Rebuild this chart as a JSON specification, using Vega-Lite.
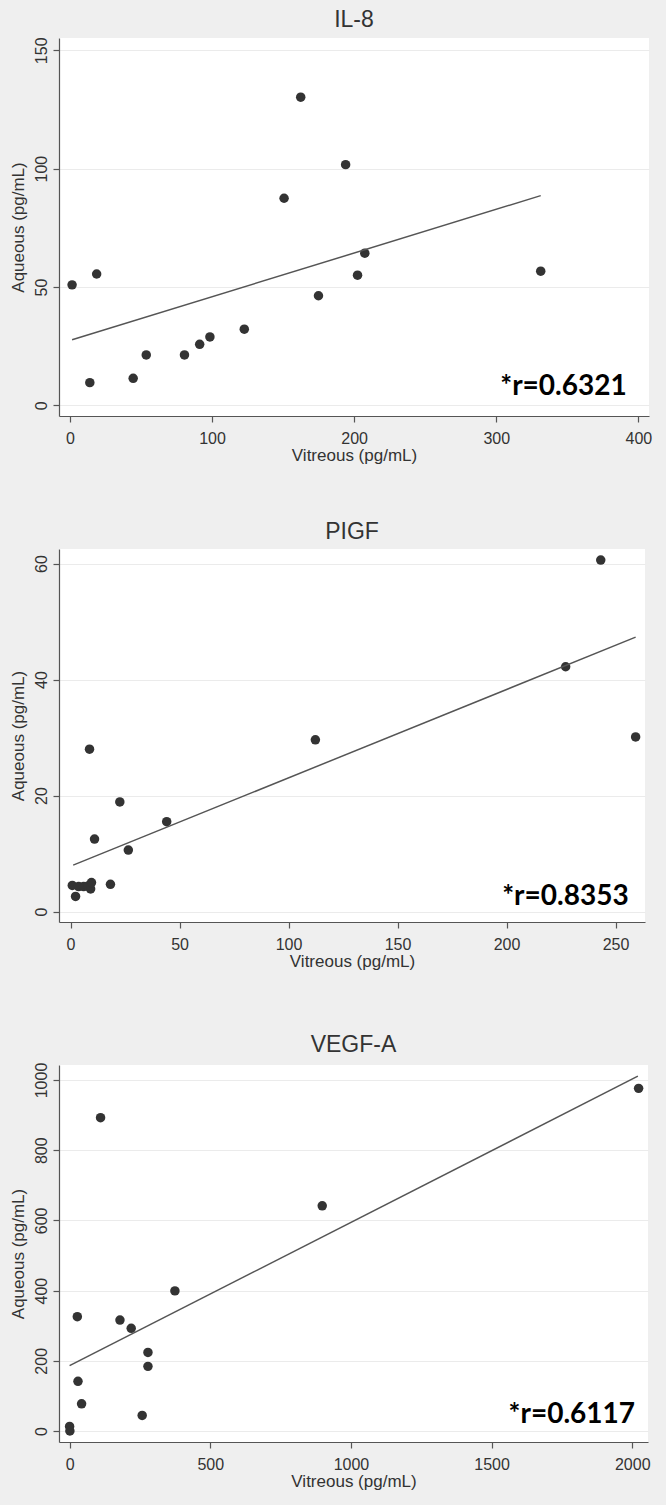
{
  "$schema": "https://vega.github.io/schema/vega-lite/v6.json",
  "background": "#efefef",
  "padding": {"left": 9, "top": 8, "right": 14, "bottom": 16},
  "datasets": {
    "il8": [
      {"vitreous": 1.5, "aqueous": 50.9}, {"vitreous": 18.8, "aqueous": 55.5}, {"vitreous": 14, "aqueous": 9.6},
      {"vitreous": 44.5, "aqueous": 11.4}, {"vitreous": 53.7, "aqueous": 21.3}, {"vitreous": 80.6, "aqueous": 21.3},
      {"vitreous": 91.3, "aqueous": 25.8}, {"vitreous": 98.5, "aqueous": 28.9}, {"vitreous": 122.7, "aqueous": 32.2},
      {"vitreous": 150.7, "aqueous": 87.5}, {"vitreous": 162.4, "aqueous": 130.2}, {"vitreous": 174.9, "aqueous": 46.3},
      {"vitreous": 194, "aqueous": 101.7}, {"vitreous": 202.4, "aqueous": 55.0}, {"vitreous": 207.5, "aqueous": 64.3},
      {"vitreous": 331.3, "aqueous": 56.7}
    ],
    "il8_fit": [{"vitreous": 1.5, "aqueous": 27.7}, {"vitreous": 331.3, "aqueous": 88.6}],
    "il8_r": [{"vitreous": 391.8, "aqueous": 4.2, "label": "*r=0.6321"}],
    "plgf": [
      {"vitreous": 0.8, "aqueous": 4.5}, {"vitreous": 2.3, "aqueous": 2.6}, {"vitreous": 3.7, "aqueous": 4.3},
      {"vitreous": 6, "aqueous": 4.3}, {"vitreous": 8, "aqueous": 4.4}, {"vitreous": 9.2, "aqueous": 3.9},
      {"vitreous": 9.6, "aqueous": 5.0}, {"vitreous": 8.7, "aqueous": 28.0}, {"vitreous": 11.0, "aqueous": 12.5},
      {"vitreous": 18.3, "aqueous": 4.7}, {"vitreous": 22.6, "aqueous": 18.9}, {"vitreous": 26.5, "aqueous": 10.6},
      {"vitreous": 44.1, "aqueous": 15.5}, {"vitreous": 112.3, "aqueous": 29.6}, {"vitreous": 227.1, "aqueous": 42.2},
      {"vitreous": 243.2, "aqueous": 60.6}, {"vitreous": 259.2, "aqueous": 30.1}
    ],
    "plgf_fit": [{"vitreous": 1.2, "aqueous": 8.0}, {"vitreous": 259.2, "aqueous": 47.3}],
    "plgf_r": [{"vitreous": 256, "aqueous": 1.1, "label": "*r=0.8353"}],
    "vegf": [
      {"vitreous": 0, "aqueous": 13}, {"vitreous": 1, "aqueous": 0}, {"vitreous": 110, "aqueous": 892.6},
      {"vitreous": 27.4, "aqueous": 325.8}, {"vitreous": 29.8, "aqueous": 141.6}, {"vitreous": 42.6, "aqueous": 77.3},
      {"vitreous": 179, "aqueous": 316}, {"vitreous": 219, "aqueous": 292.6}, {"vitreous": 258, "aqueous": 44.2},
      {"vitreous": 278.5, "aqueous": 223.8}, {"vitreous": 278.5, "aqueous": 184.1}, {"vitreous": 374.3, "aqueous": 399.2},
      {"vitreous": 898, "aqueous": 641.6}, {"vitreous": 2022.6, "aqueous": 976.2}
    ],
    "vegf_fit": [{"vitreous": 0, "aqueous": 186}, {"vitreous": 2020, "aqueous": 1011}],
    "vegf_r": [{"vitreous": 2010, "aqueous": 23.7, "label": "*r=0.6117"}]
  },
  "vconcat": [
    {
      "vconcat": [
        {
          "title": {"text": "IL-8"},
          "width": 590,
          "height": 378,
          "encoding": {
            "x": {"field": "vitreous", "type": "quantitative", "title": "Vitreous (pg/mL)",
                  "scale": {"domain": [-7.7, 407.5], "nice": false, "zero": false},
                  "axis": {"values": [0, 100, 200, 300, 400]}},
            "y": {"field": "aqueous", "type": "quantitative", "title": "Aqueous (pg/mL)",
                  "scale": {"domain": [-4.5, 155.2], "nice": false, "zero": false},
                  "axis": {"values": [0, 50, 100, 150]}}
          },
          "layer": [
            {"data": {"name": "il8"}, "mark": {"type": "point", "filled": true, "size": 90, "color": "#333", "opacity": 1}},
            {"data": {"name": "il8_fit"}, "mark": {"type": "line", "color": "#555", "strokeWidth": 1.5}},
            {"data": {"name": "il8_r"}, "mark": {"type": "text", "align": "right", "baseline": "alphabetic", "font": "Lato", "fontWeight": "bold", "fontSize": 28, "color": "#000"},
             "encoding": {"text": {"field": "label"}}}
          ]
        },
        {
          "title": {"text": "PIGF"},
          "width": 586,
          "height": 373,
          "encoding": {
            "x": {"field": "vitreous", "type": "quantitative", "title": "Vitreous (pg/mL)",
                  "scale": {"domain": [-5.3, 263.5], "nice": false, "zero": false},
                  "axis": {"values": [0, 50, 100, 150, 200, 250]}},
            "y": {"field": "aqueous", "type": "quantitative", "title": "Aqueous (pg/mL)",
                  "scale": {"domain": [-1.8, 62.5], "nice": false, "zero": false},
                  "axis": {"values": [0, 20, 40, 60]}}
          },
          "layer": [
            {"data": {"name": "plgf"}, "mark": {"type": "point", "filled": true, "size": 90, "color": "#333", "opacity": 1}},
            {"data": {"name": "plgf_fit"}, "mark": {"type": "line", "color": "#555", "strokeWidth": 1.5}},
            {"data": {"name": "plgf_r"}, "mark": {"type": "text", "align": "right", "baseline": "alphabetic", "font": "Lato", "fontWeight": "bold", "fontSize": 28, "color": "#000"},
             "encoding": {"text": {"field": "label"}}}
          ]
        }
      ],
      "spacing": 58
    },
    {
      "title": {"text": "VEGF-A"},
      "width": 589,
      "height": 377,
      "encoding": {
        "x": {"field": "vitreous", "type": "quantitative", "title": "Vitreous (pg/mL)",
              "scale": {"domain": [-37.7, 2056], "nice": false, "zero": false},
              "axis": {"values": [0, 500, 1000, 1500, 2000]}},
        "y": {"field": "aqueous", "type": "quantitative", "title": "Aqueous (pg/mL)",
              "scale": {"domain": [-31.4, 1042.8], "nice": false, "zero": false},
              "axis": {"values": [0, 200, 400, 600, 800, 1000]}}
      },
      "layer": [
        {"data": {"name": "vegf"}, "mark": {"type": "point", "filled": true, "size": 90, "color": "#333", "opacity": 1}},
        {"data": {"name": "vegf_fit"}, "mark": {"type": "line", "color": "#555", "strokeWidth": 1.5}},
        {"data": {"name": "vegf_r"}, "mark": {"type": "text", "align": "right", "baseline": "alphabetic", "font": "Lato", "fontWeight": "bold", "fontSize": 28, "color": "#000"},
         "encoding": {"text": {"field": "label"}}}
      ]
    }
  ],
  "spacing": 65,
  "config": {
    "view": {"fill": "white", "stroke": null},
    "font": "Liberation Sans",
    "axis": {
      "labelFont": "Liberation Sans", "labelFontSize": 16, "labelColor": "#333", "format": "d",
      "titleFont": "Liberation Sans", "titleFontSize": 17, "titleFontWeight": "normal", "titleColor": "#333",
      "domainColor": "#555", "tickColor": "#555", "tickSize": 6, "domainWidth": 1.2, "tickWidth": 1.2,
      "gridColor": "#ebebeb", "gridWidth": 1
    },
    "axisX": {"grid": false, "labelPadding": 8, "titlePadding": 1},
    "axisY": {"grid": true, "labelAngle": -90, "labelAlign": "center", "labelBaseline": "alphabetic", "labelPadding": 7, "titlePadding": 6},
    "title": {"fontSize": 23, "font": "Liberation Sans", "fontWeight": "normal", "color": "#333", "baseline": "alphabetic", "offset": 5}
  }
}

┄┄┄┄┄┄

WORK INSTRUCTIONS - Output the material word for word, omitting its pictures.

ANSWER TO THIS TASK -
Rebuild this chart as a JSON specification, using Vega-Lite.
{
  "$schema": "https://vega.github.io/schema/vega-lite/v6.json",
  "background": "#efefef",
  "padding": {"left": 9, "top": 8, "right": 14, "bottom": 16},
  "datasets": {
    "il8": [
      {"vitreous": 1.5, "aqueous": 50.9}, {"vitreous": 18.8, "aqueous": 55.5}, {"vitreous": 14, "aqueous": 9.6},
      {"vitreous": 44.5, "aqueous": 11.4}, {"vitreous": 53.7, "aqueous": 21.3}, {"vitreous": 80.6, "aqueous": 21.3},
      {"vitreous": 91.3, "aqueous": 25.8}, {"vitreous": 98.5, "aqueous": 28.9}, {"vitreous": 122.7, "aqueous": 32.2},
      {"vitreous": 150.7, "aqueous": 87.5}, {"vitreous": 162.4, "aqueous": 130.2}, {"vitreous": 174.9, "aqueous": 46.3},
      {"vitreous": 194, "aqueous": 101.7}, {"vitreous": 202.4, "aqueous": 55.0}, {"vitreous": 207.5, "aqueous": 64.3},
      {"vitreous": 331.3, "aqueous": 56.7}
    ],
    "il8_fit": [{"vitreous": 1.5, "aqueous": 27.7}, {"vitreous": 331.3, "aqueous": 88.6}],
    "il8_r": [{"vitreous": 391.8, "aqueous": 4.2, "label": "*r=0.6321"}],
    "plgf": [
      {"vitreous": 0.8, "aqueous": 4.5}, {"vitreous": 2.3, "aqueous": 2.6}, {"vitreous": 3.7, "aqueous": 4.3},
      {"vitreous": 6, "aqueous": 4.3}, {"vitreous": 8, "aqueous": 4.4}, {"vitreous": 9.2, "aqueous": 3.9},
      {"vitreous": 9.6, "aqueous": 5.0}, {"vitreous": 8.7, "aqueous": 28.0}, {"vitreous": 11.0, "aqueous": 12.5},
      {"vitreous": 18.3, "aqueous": 4.7}, {"vitreous": 22.6, "aqueous": 18.9}, {"vitreous": 26.5, "aqueous": 10.6},
      {"vitreous": 44.1, "aqueous": 15.5}, {"vitreous": 112.3, "aqueous": 29.6}, {"vitreous": 227.1, "aqueous": 42.2},
      {"vitreous": 243.2, "aqueous": 60.6}, {"vitreous": 259.2, "aqueous": 30.1}
    ],
    "plgf_fit": [{"vitreous": 1.2, "aqueous": 8.0}, {"vitreous": 259.2, "aqueous": 47.3}],
    "plgf_r": [{"vitreous": 256, "aqueous": 1.1, "label": "*r=0.8353"}],
    "vegf": [
      {"vitreous": 0, "aqueous": 13}, {"vitreous": 1, "aqueous": 0}, {"vitreous": 110, "aqueous": 892.6},
      {"vitreous": 27.4, "aqueous": 325.8}, {"vitreous": 29.8, "aqueous": 141.6}, {"vitreous": 42.6, "aqueous": 77.3},
      {"vitreous": 179, "aqueous": 316}, {"vitreous": 219, "aqueous": 292.6}, {"vitreous": 258, "aqueous": 44.2},
      {"vitreous": 278.5, "aqueous": 223.8}, {"vitreous": 278.5, "aqueous": 184.1}, {"vitreous": 374.3, "aqueous": 399.2},
      {"vitreous": 898, "aqueous": 641.6}, {"vitreous": 2022.6, "aqueous": 976.2}
    ],
    "vegf_fit": [{"vitreous": 0, "aqueous": 186}, {"vitreous": 2020, "aqueous": 1011}],
    "vegf_r": [{"vitreous": 2010, "aqueous": 23.7, "label": "*r=0.6117"}]
  },
  "vconcat": [
    {
      "vconcat": [
        {
          "title": {"text": "IL-8"},
          "width": 590,
          "height": 378,
          "encoding": {
            "x": {"field": "vitreous", "type": "quantitative", "title": "Vitreous (pg/mL)",
                  "scale": {"domain": [-7.7, 407.5], "nice": false, "zero": false},
                  "axis": {"values": [0, 100, 200, 300, 400]}},
            "y": {"field": "aqueous", "type": "quantitative", "title": "Aqueous (pg/mL)",
                  "scale": {"domain": [-4.5, 155.2], "nice": false, "zero": false},
                  "axis": {"values": [0, 50, 100, 150]}}
          },
          "layer": [
            {"data": {"name": "il8"}, "mark": {"type": "point", "filled": true, "size": 90, "color": "#333", "opacity": 1}},
            {"data": {"name": "il8_fit"}, "mark": {"type": "line", "color": "#555", "strokeWidth": 1.5}},
            {"data": {"name": "il8_r"}, "mark": {"type": "text", "align": "right", "baseline": "alphabetic", "font": "Lato", "fontWeight": "bold", "fontSize": 28, "color": "#000"},
             "encoding": {"text": {"field": "label"}}}
          ]
        },
        {
          "title": {"text": "PIGF"},
          "width": 586,
          "height": 373,
          "encoding": {
            "x": {"field": "vitreous", "type": "quantitative", "title": "Vitreous (pg/mL)",
                  "scale": {"domain": [-5.3, 263.5], "nice": false, "zero": false},
                  "axis": {"values": [0, 50, 100, 150, 200, 250]}},
            "y": {"field": "aqueous", "type": "quantitative", "title": "Aqueous (pg/mL)",
                  "scale": {"domain": [-1.8, 62.5], "nice": false, "zero": false},
                  "axis": {"values": [0, 20, 40, 60]}}
          },
          "layer": [
            {"data": {"name": "plgf"}, "mark": {"type": "point", "filled": true, "size": 90, "color": "#333", "opacity": 1}},
            {"data": {"name": "plgf_fit"}, "mark": {"type": "line", "color": "#555", "strokeWidth": 1.5}},
            {"data": {"name": "plgf_r"}, "mark": {"type": "text", "align": "right", "baseline": "alphabetic", "font": "Lato", "fontWeight": "bold", "fontSize": 28, "color": "#000"},
             "encoding": {"text": {"field": "label"}}}
          ]
        }
      ],
      "spacing": 58
    },
    {
      "title": {"text": "VEGF-A"},
      "width": 589,
      "height": 377,
      "encoding": {
        "x": {"field": "vitreous", "type": "quantitative", "title": "Vitreous (pg/mL)",
              "scale": {"domain": [-37.7, 2056], "nice": false, "zero": false},
              "axis": {"values": [0, 500, 1000, 1500, 2000]}},
        "y": {"field": "aqueous", "type": "quantitative", "title": "Aqueous (pg/mL)",
              "scale": {"domain": [-31.4, 1042.8], "nice": false, "zero": false},
              "axis": {"values": [0, 200, 400, 600, 800, 1000]}}
      },
      "layer": [
        {"data": {"name": "vegf"}, "mark": {"type": "point", "filled": true, "size": 90, "color": "#333", "opacity": 1}},
        {"data": {"name": "vegf_fit"}, "mark": {"type": "line", "color": "#555", "strokeWidth": 1.5}},
        {"data": {"name": "vegf_r"}, "mark": {"type": "text", "align": "right", "baseline": "alphabetic", "font": "Lato", "fontWeight": "bold", "fontSize": 28, "color": "#000"},
         "encoding": {"text": {"field": "label"}}}
      ]
    }
  ],
  "spacing": 65,
  "config": {
    "view": {"fill": "white", "stroke": null},
    "font": "Liberation Sans",
    "axis": {
      "labelFont": "Liberation Sans", "labelFontSize": 16, "labelColor": "#333", "format": "d",
      "titleFont": "Liberation Sans", "titleFontSize": 17, "titleFontWeight": "normal", "titleColor": "#333",
      "domainColor": "#555", "tickColor": "#555", "tickSize": 6, "domainWidth": 1.2, "tickWidth": 1.2,
      "gridColor": "#ebebeb", "gridWidth": 1
    },
    "axisX": {"grid": false, "labelPadding": 8, "titlePadding": 1},
    "axisY": {"grid": true, "labelAngle": -90, "labelAlign": "center", "labelBaseline": "alphabetic", "labelPadding": 7, "titlePadding": 6},
    "title": {"fontSize": 23, "font": "Liberation Sans", "fontWeight": "normal", "color": "#333", "baseline": "alphabetic", "offset": 5}
  }
}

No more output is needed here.